Now gracyous God groundyd of all goodnesse,
As thy grete glorie neuyr begynnyng had;
So you succour and save all those that sytt and sese,
And lystenyth to our talkyng with sylens stylle and sad,
For we purpose no pertly stylle in his prese
The pepyl to plese with pleys ful glad,
Now lystenyth us lowly both mar and lesse
Gentyllys and ȝemaury off goodly lyff lad,
þis tyde,
We call you shewe us that we kan,
How that þis werd fyrst began,
And howe God made bothe worlde and man
If yt ye wyll abyde.

These miracles were intended to instruct the more ignorant, or those whose circumstances placed the usual means of acquiring knowledge beyond their reach; but as books became accessible, they were no longer needed; the printing press made the Bible, from which the plots of the miracle plays were usually derived, common among the people, and these gaudy representations were swept away by the Reformation; but they were temporarily revived in Queen Mary's time, with the other abominations of the church papal, for we find that "in the year 1556 a goodly stage play of the Passion of Christ was presented at the Grey Friers in London on Corpus Christi day," before the Lord Mayor and citizens;[470] but we have nothing here to do with anecdotes illustrating a period so late as this.

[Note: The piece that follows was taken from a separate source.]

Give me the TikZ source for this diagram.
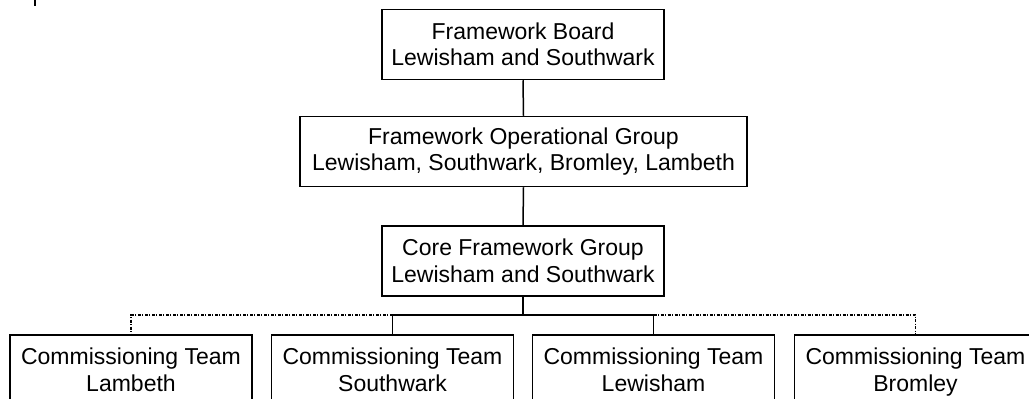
\documentclass[tikz,border=0pt]{standalone}
\usepackage{fontspec}
\setmainfont{Liberation Sans}
\begin{document}
\begin{tikzpicture}[x=1pt,y=-1pt,
  orgbox/.style={draw, line width=1.5pt, align=center, inner sep=0pt,
    minimum height=70pt, font=\fontsize{23}{26.5}\selectfont},
  teambox/.style={orgbox, minimum width=242pt, text depth=0pt},
  link/.style={line width=1.5pt},
  weak/.style={line width=1.2pt, dash pattern=on 3pt off 1.5pt on 1pt off 1.5pt}]
\useasboundingbox (0,0) rectangle (1029,399);
\clip (0,0) rectangle (1029,399);

% governance chain
\node[orgbox, minimum width=282pt] (board) at (523,44.5)
  {Framework Board\\Lewisham and Southwark};
\node[orgbox, minimum width=447pt] (ops) at (523.5,151.5)
  {Framework Operational Group\\Lewisham, Southwark, Bromley, Lambeth};
\node[orgbox, minimum width=282pt] (core) at (523,261)
  {Core Framework Group\\Lewisham and Southwark};

% commissioning teams
\node[teambox, anchor=north] (lam) at (131,334)
  {Commissioning Team\\Lambeth};
\node[teambox, anchor=north] (sou) at (392.5,334)
  {Commissioning Team\\Southwark};
\node[teambox, anchor=north] (lew) at (653.5,334)
  {Commissioning Team\\Lewisham};
\node[teambox, anchor=north] (bro) at (915.5,334)
  {Commissioning Team\\Bromley};

\coordinate (bus) at (523,315);

% solid reporting lines
\draw[link] (board.south) -- (ops.north);
\draw[link] (ops.south) -- (core.north);
\draw[link] (core.south) -- (bus);
\draw[link] (bus) -| (sou.north);
\draw[link] (bus) -| (lew.north);

% dotted links to the outer teams
\draw[weak] (sou.north |- bus) -| (lam.north);
\draw[weak] (lew.north |- bus) -| (bro.north);

% stray mark at top left
\draw[line width=2pt] (35,0) -- (35,6);
\end{tikzpicture}
\end{document}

We have now arrived at the dawn of a new era in learning, and the slow, plodding, laborious scribes of the monasteries were startled by the appearance of an invention with which their poor pens had no power to compete. The year 1472 was the last of the parchment literature of the monks, and the first in the English annals of printed learning; but we must not forget that the monks with all their sloth and ignorance, were the foremost among the encouragers of the early printing press in England; the monotony of the dull cloisters of Westminster Abbey was broken by the clanking of Caxton's press; and the prayers of the monks of old St. Albans mingled with the echoes of the pressman's labor. Little did those barefooted priests know what an opponent to their Romish rites they were fostering into life; their love of learning and passion for books, drove all fear away; and the splendor of the new power so dazzled their eyes that they could not clearly see the nature of the refulgent light just bursting through the gloom of ages.

After the invention of the printing art, bibliomania took some mighty strides; and many choice collectors, full of ardor in the pursuit, became renowned for the vast book stores they amassed together. But some of their names have been preserved and good deeds chronicled by Dibdin, of bibliographical renown; so that a chapter is not necessary here to extol them. We may judge how fashionable the avocation became by the keen satire of Alexander Barkley, in his translation of Brandt's Navis Stultifera or Shyp of Folys,[471] who gives a curious illustration of a bibliomaniac; and thus speaks of those collectors who amassed their book treasures without possessing much esteem for their contents.

"That in this ship the chiefe place I gouerne,
By this wide sea with fooles wandring,
The cause is plain & easy to discerne
Still am I busy, bookes assembling,
For to have plentie it is a pleasaunt thing
In my conceyt, to have them ay in hand,
But what they meane do I not understande.

"But yet I have them in great reverence
And honoure, sauing them from filth & ordure
By often brushing & much diligence
Full goodly bounde in pleasaunt couerture
Of Damas, Sattin, or els of velvet pure
I keepe them sure, fearing least they should be lost,
For in them is the cunning wherein I me boast.

"But if it fortune that any learned man
Within my house fall to disputation,
I drawe the curtaynes to shewe my bokes them,
That they of my cunning should make probation
I love not to fall in alterication,
And while the commen, my bokes I turne and winde
For all is in them, and nothing in my minde.

"Ptolomeus the riche caused, longe agone,
Over all the worlde good bookes to be sought,
Done was his commandement—anone
These bokes he had, and in his studie brought,
Which passed all earthly treasure as he thought,
But neverthelesse he did him not apply
Unto their doctrine, but lived unhappily.